Plus, Billick has learned his lessons for the season, the most painful one in the season opener when he had Boller throw more than 40 times and the Ravens were routed by Pittsburgh, 34-15. He also learned from the three interceptions Boller threw against Kansas City (another loss) and the two fumbles and one interception Boller had against the Bengals (another loss).

The less you have to depend on a rookie, the better. You might figure Billick would be a little juiced up from the 302 passing yards Boller threw for against Cincinnati, but he has it in perspective. Boller isn't ready yet to play in the NFL, and the Ravens still don't have consistent receivers or the scheme to form a decent passing attack.

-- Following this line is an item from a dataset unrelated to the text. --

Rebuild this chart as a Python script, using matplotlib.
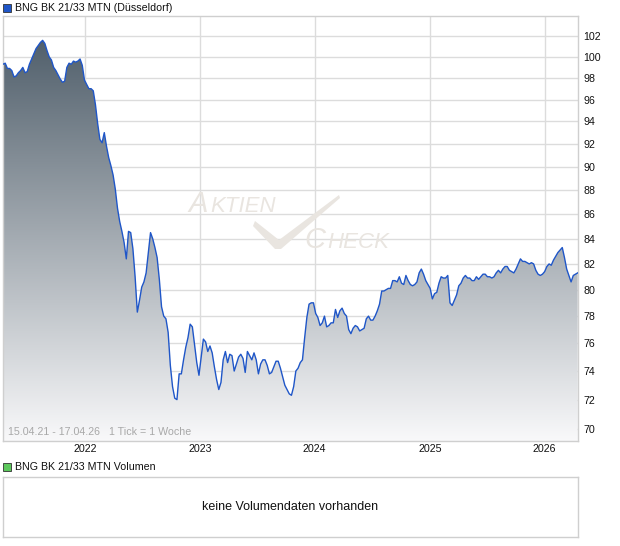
import numpy as np
import pandas as pd
import matplotlib
matplotlib.use("Agg")
import matplotlib.pyplot as plt
from matplotlib.ticker import FixedLocator, FixedFormatter, NullLocator

plt.rcParams['font.family'] = ['Liberation Sans', 'DejaVu Sans']

title = "BNG BK 21/33 MTN (Düsseldorf)"
vol_title = "BNG BK 21/33 MTN Volumen"
range_text = "15.04.21 - 17.04.26   1 Tick = 1 Woche"
no_vol_text = "keine Volumendaten vorhanden"

start = "2021-04-15"
end = "2026-04-17"

# weekly closing prices
price = [
    99.3, 99.4, 98.9, 98.9, 98.7, 98.1, 98.2, 98.5, 98.7, 99.0,
    98.5, 98.6, 99.3, 99.8, 100.3, 100.8, 101.1, 101.4, 101.6, 101.3,
    100.6, 100.0, 99.7, 99.0, 98.7, 98.3, 97.9, 97.6, 97.7, 99.0,
    99.4, 99.3, 99.6, 99.5, 99.6, 99.8, 99.2, 97.8, 97.4, 97.0,
    97.0, 96.8, 95.5, 93.8, 92.4, 92.1, 93.0, 91.8, 90.8, 90.1,
    89.3, 88.1, 86.5, 85.4, 84.6, 83.7, 82.4, 84.6, 84.5, 83.2,
    81.0, 78.3, 79.2, 80.2, 80.6, 81.3, 82.9, 84.5, 84.0, 83.3,
    82.5, 80.8, 78.7, 78.0, 77.8, 76.8, 74.4, 72.9, 72.1, 72.0,
    73.8, 73.8, 74.8, 75.7, 76.4, 77.4, 77.2, 75.9, 74.6, 73.7,
    75.0, 76.3, 76.1, 75.4, 75.8, 75.3, 74.3, 73.4, 72.7, 73.2,
    74.8, 75.4, 74.6, 75.2, 75.1, 74.0, 74.5, 75.0, 75.2, 74.9,
    73.9, 75.4, 75.1, 74.8, 75.3, 74.8, 73.8, 74.5, 74.8, 74.8,
    74.4, 73.8, 73.9, 74.3, 74.7, 74.7, 74.2, 73.6, 73.0, 72.7,
    72.4, 72.3, 72.9, 74.0, 74.2, 74.6, 74.8, 76.4, 77.9, 78.9,
    79.0, 79.0, 78.2, 77.9, 77.3, 77.5, 78.0, 77.2, 77.3, 77.5,
    77.5, 78.5, 77.9, 78.4, 78.6, 78.2, 78.0, 77.0, 76.7, 77.1,
    77.3, 77.2, 76.9, 77.0, 77.1, 77.8, 78.0, 77.7, 77.7, 78.0,
    78.4, 78.9, 79.9, 79.9, 80.0, 80.1, 80.1, 80.7, 80.7, 80.6,
    81.0, 80.5, 80.4, 81.1, 80.7, 80.4, 80.3, 80.4, 80.6, 81.3,
    81.6, 81.2, 80.7, 80.4, 80.1, 79.3, 79.7, 79.8, 80.5, 81.0,
    80.9, 80.9, 81.1, 79.0, 78.8, 79.2, 79.6, 80.3, 80.5, 80.9,
    81.1, 80.9, 80.9, 80.7, 80.7, 81.0, 80.8, 81.0, 81.2, 81.2,
    81.0, 81.0, 80.9, 81.0, 81.3, 81.5, 81.3, 81.6, 81.8, 81.8,
    81.5, 81.4, 81.3, 81.6, 82.0, 82.4, 82.2, 82.2, 82.1, 82.0,
    82.1, 82.0, 81.5, 81.2, 81.1, 81.2, 81.4, 81.8, 82.0, 81.9,
    82.3, 82.6, 82.9, 83.1, 83.3, 82.5, 81.6, 81.1, 80.6, 81.1,
    81.2, 81.3,
]
dates = pd.date_range(start, periods=len(price), freq="7D")

years = [2022, 2023, 2024, 2025, 2026]
yticks = [70, 72, 74, 76, 78, 80, 82, 84, 86, 88, 90, 92, 94, 96, 98, 100, 102]

W, H = 620, 546
fig = plt.figure(figsize=(W / 100, H / 100), dpi=100)

def box(x0, y0, x1, y1):
    return [x0 / W, 1 - y1 / H, (x1 - x0) / W, (y1 - y0) / H]

# pixel position inside the price panel -> axes fraction
def ap(x, y):
    return (x - 3) / 575, (441 - y) / 425

ax = fig.add_axes(box(3, 16, 578, 441))
ax.set_yscale('log')
ymin, ymax = 69.2, 104.0

# gradient fill under the line
grad = np.linspace(0, 1, 256).reshape(-1, 1)
top = np.array([0.28, 0.34, 0.39])
bot = np.array([0.975, 0.975, 0.98])
rgb = top + grad[:, :, None] * (bot - top)
im = ax.imshow(rgb, extent=[0, 1, 0, 1], transform=ax.transAxes,
               aspect='auto', origin='upper', zorder=2)
poly = ax.fill_between(dates, price, ymin, facecolor='none', edgecolor='none')
im.set_clip_path(poly.get_paths()[0], transform=ax.transData)

ax.plot(dates, price, color='#1f56c8', lw=1.0, zorder=3)

ax.set_ylim(ymin, ymax)
ax.set_xlim(pd.Timestamp(start), pd.Timestamp(end))

ax.yaxis.set_major_locator(FixedLocator(yticks))
ax.yaxis.set_major_formatter(FixedFormatter([str(v) for v in yticks]))
ax.yaxis.set_minor_locator(NullLocator())
ax.yaxis.tick_right()
xt = [pd.Timestamp(f"{y}-01-01") for y in years]
ax.set_xticks(xt)
ax.set_xticklabels([str(y) for y in years])
ax.tick_params(axis='both', length=0, labelsize=7.7, colors='#111111')
ax.tick_params(axis='y', pad=4)
ax.tick_params(axis='x', pad=2)
ax.grid(True, color='#dcdcdc', lw=1, zorder=1)
ax.set_axisbelow(True)
for s in ax.spines.values():
    s.set_color('#cfcfcf')
    s.set_linewidth(1)

# watermark
wm = '#e9e5e0'
x, y = ap(188, 212)
ax.text(x, y, "A", transform=ax.transAxes, fontsize=21, style='italic',
        color=wm, va='baseline', zorder=1.5)
x, y = ap(210, 212)
ax.text(x, y, "KTIEN", transform=ax.transAxes, fontsize=16, style='italic',
        color=wm, va='baseline', zorder=1.5)
x, y = ap(304, 248)
ax.text(x, y, "C", transform=ax.transAxes, fontsize=21, style='italic',
        color=wm, va='baseline', zorder=1.5)
x, y = ap(327, 248)
ax.text(x, y, "HECK", transform=ax.transAxes, fontsize=16, style='italic',
        color=wm, va='baseline', zorder=1.5)
tick_px = [(255, 221), (279, 240), (339, 195), (340, 198), (281, 249),
           (275, 249), (253, 226)]
ax.add_patch(plt.Polygon([ap(px, py) for px, py in tick_px], closed=True,
                         transform=ax.transAxes, facecolor=wm, edgecolor='none',
                         zorder=1.5))

ax.text(0.008, 0.01, range_text, transform=ax.transAxes, fontsize=7.7,
        color='#a8a8a8', va='bottom', ha='left', zorder=4)

# header
fig.patches.append(plt.Rectangle((3 / W, 1 - 12 / H), 8 / W, 8 / H,
                                 transform=fig.transFigure, facecolor='#1f56c8',
                                 edgecolor='#333333', lw=0.6))
fig.text(15 / W, 1 - 8 / H, title, fontsize=7.7, va='center', ha='left', color='#111111')

# volume panel
fig.patches.append(plt.Rectangle((3 / W, 1 - 471 / H), 8 / W, 8 / H,
                                 transform=fig.transFigure, facecolor='#5cc85c',
                                 edgecolor='#333333', lw=0.6))
fig.text(15 / W, 1 - 467 / H, vol_title, fontsize=7.7, va='center', ha='left', color='#111111')

vax = fig.add_axes(box(3, 477, 578, 537))
vax.set_xticks([])
vax.set_yticks([])
for s in vax.spines.values():
    s.set_color('#cfcfcf')
    s.set_linewidth(1)
vax.text(0.5, 0.5, no_vol_text, transform=vax.transAxes, ha='center', va='center',
         fontsize=9, color='#111111')

fig.savefig("out.png", dpi=100)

Their best chance of winning was to run Lewis, and now it's to run Lewis, Taylor and Smith. It sounds like a nice little law firm.

Two years ago when Lewis went down for the season with a knee injury in training camp, the Ravens were unprepared. They had to lure Terry Allen out of his retirement rocking chair to play.

The team learned from that experience. A team needs two good running backs to make it through the season, just like most need two good quarterbacks. The Ravens brought in both Taylor and Smith for the future, but the time has come because Lewis needs some help in shouldering the load.